Gulnara Shahinian, the Special Rapporteur on contemporary forms of slavery, including its causes and consequences, said Lebanon’s population of migrant domestic workers – the majority of whom are women – are especially vulnerable to abuse and exploitation.

“Migrant domestic workers in Lebanon… are legally invisible,” Ms. Shahinian noted in a statement issued in Beirut at the end of an eight-day visit to the Middle East country. She added that these workers are forced to live in their employer’s household, face racial and gender discrimination and lack legal protections to safeguard their rights.

“I met with women who had been forced to work long hours without any remuneration or valid contract; physically or sexually abused; and morally harassed by constantly being insulted, humiliated and belittled,” she said.

Ms. Shahinian urged Lebanese authorities to ensure that all domestic workers have legal protection and prompt access to remedies, and that all employers are made aware of their obligations when they recruit domestic staff.

The Special Rapporteur commended the Government for several positive steps, including the setting up of a telephone hotline for receiving calls about abuse and the formation of a national steering committee to tackle the wider issues.

The committee has developed a standard contract and a new draft law for migrant domestic workers, and Ms. Shahinian said turning the draft into law must be a priority.

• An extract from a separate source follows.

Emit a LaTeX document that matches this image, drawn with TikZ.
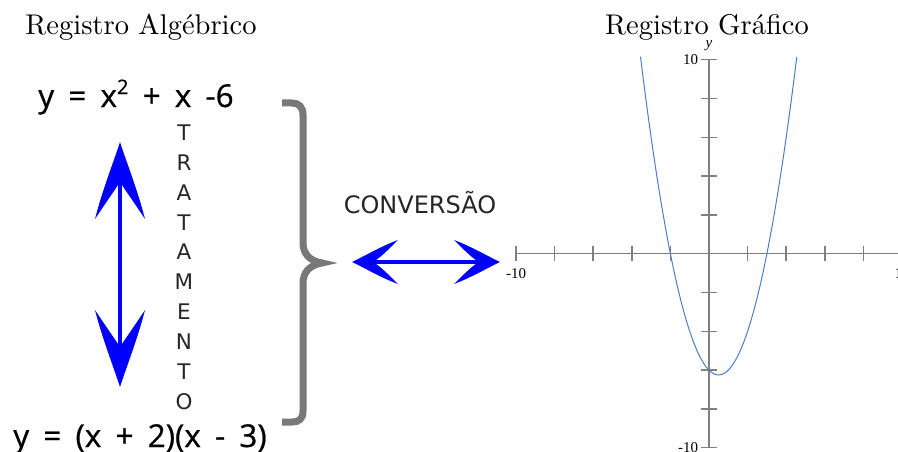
\documentclass[tikz,border=0pt]{standalone}
\usepackage{fontspec}
\setmainfont{Latin Modern Roman}
\newfontfamily\titlefont{lmroman10-regular}[Extension=.otf]
\newfontfamily\eqfont{Open Sans}[AutoFakeBold=0.7]
\newfontfamily\capsfont{DejaVu Sans}
\newfontfamily\plotfont{Liberation Serif}
% small raised exponent used in the expanded form
\newcommand\squaredmark{\raisebox{13pt}{\fontsize{20}{20}\selectfont 2}}
\begin{document}
\begin{tikzpicture}[x=1pt,y=-1pt,
  title/.style={font=\titlefont\fontsize{28.5}{30}\selectfont, anchor=base, inner sep=0pt},
  equation/.style={font=\eqfont\bfseries\fontsize{31.5}{34}\selectfont, anchor=base, inner sep=0pt,
    execute at begin node={\spaceskip=0.45em\relax}},
  letter/.style={font=\capsfont\fontsize{21.5}{23}\selectfont, text=black!85, inner sep=0pt},
  convlabel/.style={font=\capsfont\fontsize{24}{26}\selectfont, text=black!85, inner sep=0pt},
  shaft/.style={draw=arrowblue, line width=3.5pt},
  bracestyle/.style={draw=braceGray, line width=7pt},
  axis/.style={draw=axisGray, line width=1.5pt},
  curve/.style={draw=curveBlue, line width=1pt},
  ticklabel/.style={font=\plotfont\fontsize{15}{16}\selectfont, inner sep=1pt},
  pics/barbhead/.style n args={3}{code={
    \fill[arrowblue] (0,0)
      .. controls (0.3*#2,0.3*#1) and (0.7*#2,0.62*#1) .. (#2,#1)
      .. controls (0.55*#2,0.78*#1) and (0.2*#2,0.62*#1) .. (0,#3)
      .. controls (-0.2*#2,0.62*#1) and (-0.55*#2,0.78*#1) .. (-#2,#1)
      .. controls (-0.7*#2,0.62*#1) and (-0.3*#2,0.3*#1) .. (0,0) -- cycle;
  }}
]
\definecolor{arrowblue}{RGB}{0,0,255}
\definecolor{braceGray}{RGB}{120,120,120}
\definecolor{axisGray}{RGB}{128,128,128}
\definecolor{curveBlue}{RGB}{74,126,198}

\useasboundingbox (0,0) rectangle (898,452);
\clip (0,0) rectangle (898,452);

% titles
\node[title] (tAlg) at (141,35) {Registro Algébrico};
\node[title] (tGraf) at (707,35) {Registro Gráfico};

% the two algebraic forms
\node[equation] (eqTop) at (136,107) {y = x\squaredmark{} + x -6};
\node[equation] (eqBot) at (140,447) {y = (x + 2)(x - 3)};

% vertical letters
\foreach \ch [count=\i from 0] in {T,R,A,T,A,M,E,N,T,O}
  \node[letter] (let\i) at (184,{132.5+29.9*\i}) {\ch};

% treatment arrow
\coordinate (vTop) at (120,142);
\coordinate (vBot) at (120,387);
\draw[shaft, shorten <=30pt, shorten >=30pt] (vTop) -- (vBot);
\pic at (vTop) {barbhead={77}{25}{40}};
\pic[rotate=180] at (vBot) {barbhead={77}{25}{40}};

% brace
\draw[bracestyle] (282,103) -- (292,103)
  .. controls (299,103) and (303,107) .. (303,115)
  -- (303,243)
  .. controls (303,254) and (310,261) .. (322,263)
  .. controls (310,265) and (303,272) .. (303,283)
  -- (303,411)
  .. controls (303,419) and (299,422) .. (292,422)
  -- (282,422);

% conversion arrow
\node[convlabel] (conv) at (420,203) {CONVERSÃO};
\coordinate (hLeft) at (352,262);
\coordinate (hRight) at (500,262);
\draw[shaft, shorten <=18pt, shorten >=18pt] (hLeft) -- (hRight);
\pic[rotate=90] at (hLeft) {barbhead={46}{22}{21}};
\pic[rotate=-90] at (hRight) {barbhead={46}{22}{21}};

% graph of the function
\begin{scope}[shift={(709pt,-253.7pt)}, x=19.3pt, y=19.4pt]
  \draw[axis] (-10,0) -- (10.5,0);
  \draw[axis] (0,-10) -- (0,10);
  \foreach \t in {-10,-8,-6,-4,-2,2,4,6,8,10} {
    \draw[axis] (\t,-0.39) -- (\t,0.39);
    \draw[axis] (-0.39,\t) -- (0.39,\t);
  }
  \node[ticklabel] (xmin) at (-10,-1.05) {-10};
  \node[ticklabel] (xmax) at (10,-1.05) {10};
  \node[ticklabel, anchor=east] (ymax) at (-0.5,10) {10};
  \node[ticklabel, anchor=east] (ymin) at (-0.5,-10) {-10};
  \node[ticklabel, font=\plotfont\itshape\fontsize{15}{16}\selectfont] (ylab) at (0,10.7) {y};
  \draw[curve] plot[domain=-3.55:4.55, samples=120, smooth] (\x,{\x*\x-\x-6});
\end{scope}
\end{tikzpicture}
\end{document}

“The law needs to balance the rights and obligations of both the employer and employee. It also needs to explicitly guarantee that migrant domestic workers are allowed to keep their passports, have freedom of movement, a day off outside the employer’s house, adequate private lodging and fair wages. It also needs to establish criteria of what a potential employer must have and include specific provisions on how recruitment agencies are to conduct their work and be monitored.”

Ms. Shahinian noted that the current visa regime means that when a domestic worker leaves an employer, they are deemed to have immediately broken the law.

“In the case of a domestic worker held in domestic servitude, she is, as a result, treated as a criminal instead of a victim of human rights violations.”

Ms. Shahinian, who has served as Special Rapporteur since May 2008, will present her full findings on her visit to the Human Rights Council next year in Geneva.